Three cyclists, John Murphy, Dan Connelly, and Vitaly Gashpar wrote blog posts days after the accident to counter the prevailing media narrative. They turned out to be remarkably accurate, and none of them had even seen the video.

A handful of strangers, most of them also probably cyclists, came to my defense on Twitter and fought legions of trolls in the comment forums of local and national publications.

Lawrence Lessig took a break from saving the world to save me from myself—and to save this project. I am without words to describe the warmth of this man’s heart, the depths of his soul, and the endless reach of his generosity.

All of my friends and family listened to my ranting and raving for years about this. Thank you, from the bottom of my heart, to those of you who didn’t run away screaming. To those who did, I can’t say I blame you, and I beg your forgiveness.

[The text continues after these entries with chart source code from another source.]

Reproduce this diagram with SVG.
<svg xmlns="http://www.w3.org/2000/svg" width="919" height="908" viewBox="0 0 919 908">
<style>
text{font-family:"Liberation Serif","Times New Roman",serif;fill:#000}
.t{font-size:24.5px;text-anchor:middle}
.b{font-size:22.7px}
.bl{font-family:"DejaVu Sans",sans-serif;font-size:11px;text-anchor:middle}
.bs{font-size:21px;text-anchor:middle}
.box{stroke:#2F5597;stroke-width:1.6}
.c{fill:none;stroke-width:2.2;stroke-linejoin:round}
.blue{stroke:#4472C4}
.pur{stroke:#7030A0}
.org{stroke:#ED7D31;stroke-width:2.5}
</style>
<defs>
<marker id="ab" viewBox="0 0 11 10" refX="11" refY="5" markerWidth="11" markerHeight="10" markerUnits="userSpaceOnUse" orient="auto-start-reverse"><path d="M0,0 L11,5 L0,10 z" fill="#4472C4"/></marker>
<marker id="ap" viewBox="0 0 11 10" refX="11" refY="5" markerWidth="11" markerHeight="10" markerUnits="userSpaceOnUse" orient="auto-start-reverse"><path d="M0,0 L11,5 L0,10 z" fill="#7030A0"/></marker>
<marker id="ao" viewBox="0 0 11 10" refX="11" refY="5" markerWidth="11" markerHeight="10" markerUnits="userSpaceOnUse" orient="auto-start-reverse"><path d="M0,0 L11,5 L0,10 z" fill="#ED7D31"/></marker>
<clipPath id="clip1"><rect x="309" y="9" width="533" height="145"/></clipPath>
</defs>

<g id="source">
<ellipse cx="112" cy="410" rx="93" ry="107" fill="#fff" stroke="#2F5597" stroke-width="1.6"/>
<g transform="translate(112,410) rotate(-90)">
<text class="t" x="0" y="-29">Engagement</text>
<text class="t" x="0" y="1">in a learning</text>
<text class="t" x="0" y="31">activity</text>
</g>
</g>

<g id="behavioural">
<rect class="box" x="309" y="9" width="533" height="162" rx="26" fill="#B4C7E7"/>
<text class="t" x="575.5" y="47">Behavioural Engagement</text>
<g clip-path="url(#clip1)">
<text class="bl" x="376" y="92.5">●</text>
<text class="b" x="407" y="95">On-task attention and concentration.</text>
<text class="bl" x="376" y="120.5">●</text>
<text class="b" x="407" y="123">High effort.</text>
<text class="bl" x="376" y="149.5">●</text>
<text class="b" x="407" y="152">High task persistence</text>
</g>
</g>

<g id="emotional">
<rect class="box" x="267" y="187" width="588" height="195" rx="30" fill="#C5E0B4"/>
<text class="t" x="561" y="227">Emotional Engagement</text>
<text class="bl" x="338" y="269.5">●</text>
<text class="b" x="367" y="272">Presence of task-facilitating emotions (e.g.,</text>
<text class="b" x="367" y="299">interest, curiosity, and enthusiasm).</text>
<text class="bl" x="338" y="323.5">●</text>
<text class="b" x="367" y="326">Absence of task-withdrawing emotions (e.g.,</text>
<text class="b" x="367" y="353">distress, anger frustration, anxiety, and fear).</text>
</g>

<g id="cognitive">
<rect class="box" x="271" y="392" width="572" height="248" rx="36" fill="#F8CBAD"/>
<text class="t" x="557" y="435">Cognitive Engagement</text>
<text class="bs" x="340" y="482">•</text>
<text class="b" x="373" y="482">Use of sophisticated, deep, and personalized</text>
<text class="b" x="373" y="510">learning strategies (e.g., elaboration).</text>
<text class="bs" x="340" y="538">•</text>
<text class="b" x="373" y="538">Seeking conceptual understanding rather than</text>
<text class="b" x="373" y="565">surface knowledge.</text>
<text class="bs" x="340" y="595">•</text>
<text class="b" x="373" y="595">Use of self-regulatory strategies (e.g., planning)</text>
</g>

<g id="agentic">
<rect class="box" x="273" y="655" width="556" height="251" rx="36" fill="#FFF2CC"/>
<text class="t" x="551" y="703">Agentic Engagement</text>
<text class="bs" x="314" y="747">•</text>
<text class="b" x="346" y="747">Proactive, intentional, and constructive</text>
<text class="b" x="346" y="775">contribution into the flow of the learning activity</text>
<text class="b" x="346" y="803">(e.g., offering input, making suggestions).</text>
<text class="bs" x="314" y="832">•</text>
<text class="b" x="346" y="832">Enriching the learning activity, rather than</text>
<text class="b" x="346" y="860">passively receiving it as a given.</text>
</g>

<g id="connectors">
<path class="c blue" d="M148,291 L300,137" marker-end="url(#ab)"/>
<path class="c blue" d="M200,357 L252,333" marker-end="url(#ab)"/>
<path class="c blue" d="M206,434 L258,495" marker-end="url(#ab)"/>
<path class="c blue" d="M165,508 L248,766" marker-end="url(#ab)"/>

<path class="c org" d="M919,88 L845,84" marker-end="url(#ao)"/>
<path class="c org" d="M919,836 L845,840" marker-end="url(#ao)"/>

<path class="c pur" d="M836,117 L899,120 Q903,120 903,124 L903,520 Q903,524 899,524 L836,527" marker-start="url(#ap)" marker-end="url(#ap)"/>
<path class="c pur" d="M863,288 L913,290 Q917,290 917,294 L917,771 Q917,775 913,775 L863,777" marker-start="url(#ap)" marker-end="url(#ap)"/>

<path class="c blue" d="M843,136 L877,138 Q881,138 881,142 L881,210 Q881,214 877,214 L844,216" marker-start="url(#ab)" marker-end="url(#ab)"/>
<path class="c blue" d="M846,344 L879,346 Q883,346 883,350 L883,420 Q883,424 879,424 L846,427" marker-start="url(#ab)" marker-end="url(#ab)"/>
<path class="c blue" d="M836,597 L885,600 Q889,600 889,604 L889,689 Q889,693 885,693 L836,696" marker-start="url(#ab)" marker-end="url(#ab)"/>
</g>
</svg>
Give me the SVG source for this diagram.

Prince did what no one else could, and what nobody would do anyway even if they could. I hope someday I can be that hero for him—or for anyone.

I stole six good years from my wife and daughter. I can never give them back and I’m sorry.

The Huis suffered a grave, permanent loss and I am dreadfully sorry for my role in it. To Betty, Terry Jr., and the rest of the Hui family: I beg for your forgiveness and I want you to know that I think of you every day, especially so when I use the roads in San Francisco. I hope that we all—myself included—can do a better job keeping everyone safe. It’s a jungle out there.

And to Mr. Sutchi Hui: may you rest in peace. From what I’ve read about you, I know that you were a good and compassionate man, a proud grandfather and a friend and confidant to so many. I didn’t know you, but from what I do know, I suspect you wouldn’t have wanted this circus any more than I did.

Finally, thank you to everyone who found love in their hearts and responded and acted with kindness in the face of this terrible tragedy. I hope and pray that your turn to have an example made out of your actions never comes, but if it does, I promise to treat you with compassion—and never to take anything I ever read about you at face value—unless you, while of sound mind, wrote it or said it yourself.